Australians who are the focus of foreign intelligence operations include judges, media commentators and journalists, Burgess said, adding that a small number of “judicial figures” have been subjected to “suspicious approaches”.

“Based on what ASIO is seeing, more Australians are being targeted for espionage and foreign interference than at any time in Australia’s history – more hostile foreign intelligence services, more spies, more targeting, more harm,” he said.

“From where I sit, it feels like hand-to-hand combat.”

Foreign interference operations are also being used to “monitor, threaten and even harm members of diaspora communities”, he added.
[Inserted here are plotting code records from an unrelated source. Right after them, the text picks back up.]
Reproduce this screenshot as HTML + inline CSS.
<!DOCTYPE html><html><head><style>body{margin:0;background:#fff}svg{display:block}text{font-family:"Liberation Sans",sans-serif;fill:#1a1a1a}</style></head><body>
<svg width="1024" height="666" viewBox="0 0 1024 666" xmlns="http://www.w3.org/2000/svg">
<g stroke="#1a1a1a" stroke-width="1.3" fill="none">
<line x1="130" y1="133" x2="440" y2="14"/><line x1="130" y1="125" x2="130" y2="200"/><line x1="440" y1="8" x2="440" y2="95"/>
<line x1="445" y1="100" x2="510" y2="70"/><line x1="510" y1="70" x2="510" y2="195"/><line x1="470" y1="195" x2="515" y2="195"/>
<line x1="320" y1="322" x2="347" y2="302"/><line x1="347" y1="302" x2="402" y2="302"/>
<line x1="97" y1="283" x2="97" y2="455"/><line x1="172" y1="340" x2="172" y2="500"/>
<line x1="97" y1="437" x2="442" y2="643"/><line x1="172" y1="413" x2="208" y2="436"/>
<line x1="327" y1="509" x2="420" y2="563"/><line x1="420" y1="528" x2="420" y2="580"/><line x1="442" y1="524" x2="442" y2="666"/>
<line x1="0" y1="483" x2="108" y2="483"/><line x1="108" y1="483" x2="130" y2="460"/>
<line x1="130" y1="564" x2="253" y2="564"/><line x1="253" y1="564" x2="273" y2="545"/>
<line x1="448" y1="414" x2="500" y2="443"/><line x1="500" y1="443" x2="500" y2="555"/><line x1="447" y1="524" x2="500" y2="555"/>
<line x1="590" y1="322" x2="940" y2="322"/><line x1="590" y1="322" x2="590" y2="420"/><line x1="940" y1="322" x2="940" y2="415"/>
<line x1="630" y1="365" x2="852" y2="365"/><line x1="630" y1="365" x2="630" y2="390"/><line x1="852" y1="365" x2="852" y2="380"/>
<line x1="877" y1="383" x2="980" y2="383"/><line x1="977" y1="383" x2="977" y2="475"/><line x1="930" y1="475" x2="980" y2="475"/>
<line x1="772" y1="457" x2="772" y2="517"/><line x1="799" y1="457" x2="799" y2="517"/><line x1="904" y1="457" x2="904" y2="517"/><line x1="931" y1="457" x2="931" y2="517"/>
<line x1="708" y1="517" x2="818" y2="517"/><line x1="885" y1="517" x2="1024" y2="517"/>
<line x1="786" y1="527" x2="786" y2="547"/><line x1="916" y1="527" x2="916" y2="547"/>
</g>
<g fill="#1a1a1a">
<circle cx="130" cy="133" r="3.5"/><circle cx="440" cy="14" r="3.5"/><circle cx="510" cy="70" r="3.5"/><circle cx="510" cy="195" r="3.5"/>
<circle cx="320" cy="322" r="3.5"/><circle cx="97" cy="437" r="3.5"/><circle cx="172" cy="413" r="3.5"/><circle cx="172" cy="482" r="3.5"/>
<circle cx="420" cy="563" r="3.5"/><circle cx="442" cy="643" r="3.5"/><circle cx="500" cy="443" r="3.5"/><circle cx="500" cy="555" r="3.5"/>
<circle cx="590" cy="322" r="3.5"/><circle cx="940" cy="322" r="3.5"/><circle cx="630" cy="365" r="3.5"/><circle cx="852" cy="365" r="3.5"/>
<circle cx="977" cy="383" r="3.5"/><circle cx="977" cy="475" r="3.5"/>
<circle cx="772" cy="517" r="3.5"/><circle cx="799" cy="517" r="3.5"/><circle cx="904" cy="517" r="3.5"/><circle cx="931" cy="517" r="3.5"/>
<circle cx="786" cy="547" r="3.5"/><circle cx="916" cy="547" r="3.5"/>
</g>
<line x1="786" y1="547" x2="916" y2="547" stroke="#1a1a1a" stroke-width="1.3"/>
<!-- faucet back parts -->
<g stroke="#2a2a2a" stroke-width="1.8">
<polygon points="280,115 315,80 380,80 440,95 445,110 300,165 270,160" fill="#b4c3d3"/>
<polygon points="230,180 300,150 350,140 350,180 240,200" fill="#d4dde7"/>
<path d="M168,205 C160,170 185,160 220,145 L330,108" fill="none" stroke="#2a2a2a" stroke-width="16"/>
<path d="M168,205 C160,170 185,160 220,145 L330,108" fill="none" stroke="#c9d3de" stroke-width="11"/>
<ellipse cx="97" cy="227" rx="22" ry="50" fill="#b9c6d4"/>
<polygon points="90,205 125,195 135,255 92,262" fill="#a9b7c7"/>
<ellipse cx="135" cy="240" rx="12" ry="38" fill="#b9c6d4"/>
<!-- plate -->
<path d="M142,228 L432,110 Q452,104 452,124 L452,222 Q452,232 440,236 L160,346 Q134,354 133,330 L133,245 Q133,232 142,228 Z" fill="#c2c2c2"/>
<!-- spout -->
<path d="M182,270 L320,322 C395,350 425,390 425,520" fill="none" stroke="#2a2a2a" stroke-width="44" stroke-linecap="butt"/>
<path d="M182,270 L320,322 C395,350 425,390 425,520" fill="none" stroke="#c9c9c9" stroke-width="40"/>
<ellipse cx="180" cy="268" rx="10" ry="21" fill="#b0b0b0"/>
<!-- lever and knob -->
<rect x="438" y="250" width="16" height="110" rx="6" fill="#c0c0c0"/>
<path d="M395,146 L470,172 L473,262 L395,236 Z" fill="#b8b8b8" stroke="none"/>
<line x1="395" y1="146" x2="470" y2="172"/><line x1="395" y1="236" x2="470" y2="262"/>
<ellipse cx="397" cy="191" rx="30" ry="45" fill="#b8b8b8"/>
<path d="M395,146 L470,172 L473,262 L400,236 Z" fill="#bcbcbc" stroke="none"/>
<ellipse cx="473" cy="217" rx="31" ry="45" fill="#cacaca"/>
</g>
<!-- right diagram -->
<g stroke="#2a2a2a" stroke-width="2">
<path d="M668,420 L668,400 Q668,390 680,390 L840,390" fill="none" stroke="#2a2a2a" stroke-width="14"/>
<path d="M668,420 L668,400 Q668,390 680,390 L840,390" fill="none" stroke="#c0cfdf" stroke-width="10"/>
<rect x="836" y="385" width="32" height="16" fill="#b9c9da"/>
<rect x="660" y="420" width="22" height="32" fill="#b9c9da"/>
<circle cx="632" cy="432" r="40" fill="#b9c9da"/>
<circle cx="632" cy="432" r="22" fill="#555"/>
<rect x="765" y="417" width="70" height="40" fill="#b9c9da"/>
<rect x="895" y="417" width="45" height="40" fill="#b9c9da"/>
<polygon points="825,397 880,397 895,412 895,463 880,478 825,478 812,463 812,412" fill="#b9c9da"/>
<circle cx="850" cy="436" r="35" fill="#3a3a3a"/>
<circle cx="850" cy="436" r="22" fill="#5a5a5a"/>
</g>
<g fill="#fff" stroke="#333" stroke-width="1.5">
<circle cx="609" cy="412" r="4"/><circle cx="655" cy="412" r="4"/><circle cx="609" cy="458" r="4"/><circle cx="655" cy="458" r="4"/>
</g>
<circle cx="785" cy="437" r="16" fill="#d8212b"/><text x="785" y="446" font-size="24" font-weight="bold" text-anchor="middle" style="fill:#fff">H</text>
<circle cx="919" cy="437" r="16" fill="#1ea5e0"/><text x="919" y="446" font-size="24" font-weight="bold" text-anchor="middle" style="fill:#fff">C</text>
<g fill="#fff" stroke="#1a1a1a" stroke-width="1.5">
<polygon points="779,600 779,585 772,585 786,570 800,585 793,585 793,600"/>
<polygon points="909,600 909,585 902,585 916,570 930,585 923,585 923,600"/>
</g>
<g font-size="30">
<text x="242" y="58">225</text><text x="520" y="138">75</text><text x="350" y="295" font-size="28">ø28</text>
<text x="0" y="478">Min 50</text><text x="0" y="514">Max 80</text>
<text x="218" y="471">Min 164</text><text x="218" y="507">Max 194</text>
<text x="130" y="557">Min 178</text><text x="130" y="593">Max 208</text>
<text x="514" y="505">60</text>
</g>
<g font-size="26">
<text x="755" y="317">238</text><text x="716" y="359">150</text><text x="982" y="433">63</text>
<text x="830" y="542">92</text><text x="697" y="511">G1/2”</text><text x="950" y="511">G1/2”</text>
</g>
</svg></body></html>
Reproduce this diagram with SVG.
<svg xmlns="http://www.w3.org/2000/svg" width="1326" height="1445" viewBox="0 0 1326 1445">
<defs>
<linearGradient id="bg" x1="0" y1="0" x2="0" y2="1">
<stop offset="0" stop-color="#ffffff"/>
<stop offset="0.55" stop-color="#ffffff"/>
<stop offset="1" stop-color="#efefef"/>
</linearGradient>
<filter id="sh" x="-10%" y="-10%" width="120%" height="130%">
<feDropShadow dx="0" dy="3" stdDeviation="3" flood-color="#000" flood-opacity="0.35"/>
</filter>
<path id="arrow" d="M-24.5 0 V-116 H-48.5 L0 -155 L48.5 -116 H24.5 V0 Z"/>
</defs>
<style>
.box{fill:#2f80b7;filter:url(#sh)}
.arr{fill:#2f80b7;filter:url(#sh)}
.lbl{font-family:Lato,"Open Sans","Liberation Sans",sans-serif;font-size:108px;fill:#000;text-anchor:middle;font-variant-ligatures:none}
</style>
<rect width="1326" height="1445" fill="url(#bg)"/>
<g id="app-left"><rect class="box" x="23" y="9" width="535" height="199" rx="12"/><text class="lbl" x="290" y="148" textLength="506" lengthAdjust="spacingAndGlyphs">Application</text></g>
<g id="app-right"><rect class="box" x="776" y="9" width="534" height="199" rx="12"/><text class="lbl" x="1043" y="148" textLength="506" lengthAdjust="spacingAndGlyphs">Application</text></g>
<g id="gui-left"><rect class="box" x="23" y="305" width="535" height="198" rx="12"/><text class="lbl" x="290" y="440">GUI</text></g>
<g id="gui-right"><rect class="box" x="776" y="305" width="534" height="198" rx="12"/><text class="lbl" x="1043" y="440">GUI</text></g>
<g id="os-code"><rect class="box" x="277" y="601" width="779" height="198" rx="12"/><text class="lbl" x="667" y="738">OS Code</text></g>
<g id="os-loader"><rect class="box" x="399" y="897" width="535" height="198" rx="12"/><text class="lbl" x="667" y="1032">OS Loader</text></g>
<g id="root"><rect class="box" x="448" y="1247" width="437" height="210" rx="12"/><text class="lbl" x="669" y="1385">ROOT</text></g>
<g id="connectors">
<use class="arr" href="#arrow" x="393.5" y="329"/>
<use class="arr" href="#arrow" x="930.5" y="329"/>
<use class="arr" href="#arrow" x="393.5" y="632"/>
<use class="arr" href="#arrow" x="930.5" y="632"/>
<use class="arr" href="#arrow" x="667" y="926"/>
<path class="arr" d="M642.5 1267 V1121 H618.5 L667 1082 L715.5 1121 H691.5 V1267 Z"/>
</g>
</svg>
ASIO, he noted, had seen a rise in the online targeting of people working in Australia’s defence industry since September 2021, when US President Joe Biden, the then-United Kingdom’s Prime Minister Boris Johnson and former Australian Prime Minister Scott Morrison announced a three-way agreement known as AUKUS to provide Australia with a fleet of submarines powered by US nuclear technology.

“As we progress AUKUS, it’s critical our allies know we can keep our secrets and keep their secrets,” Burgess said.

“Third-party companies have offered Australians hundreds of thousands of dollars and other significant perks to help authoritarian regimes improve their combat skills,” Burgess said.

He said that in some cases, authorities have been able to stop those with military expertise from travelling overseas to provide training but in others, legal ambiguities have impeded law enforcement’s ability to intervene.

Australia’s defence minister Richard Marles announced recently that Canberra would tighten the law to prevent former members of the Australian security services from sharing their expertise with foreign governments.

Australian, Canadian and UK defence officials have all voiced concerns in recent months that China is attempting to poach military expertise such as fighter jet pilots.

Washington is currently attempting to extradite from Australia a former US Marine Corps pilot Daniel Duggan on an indictment that he conspired with others to provide training to Chinese pilots in 2010 and 2012.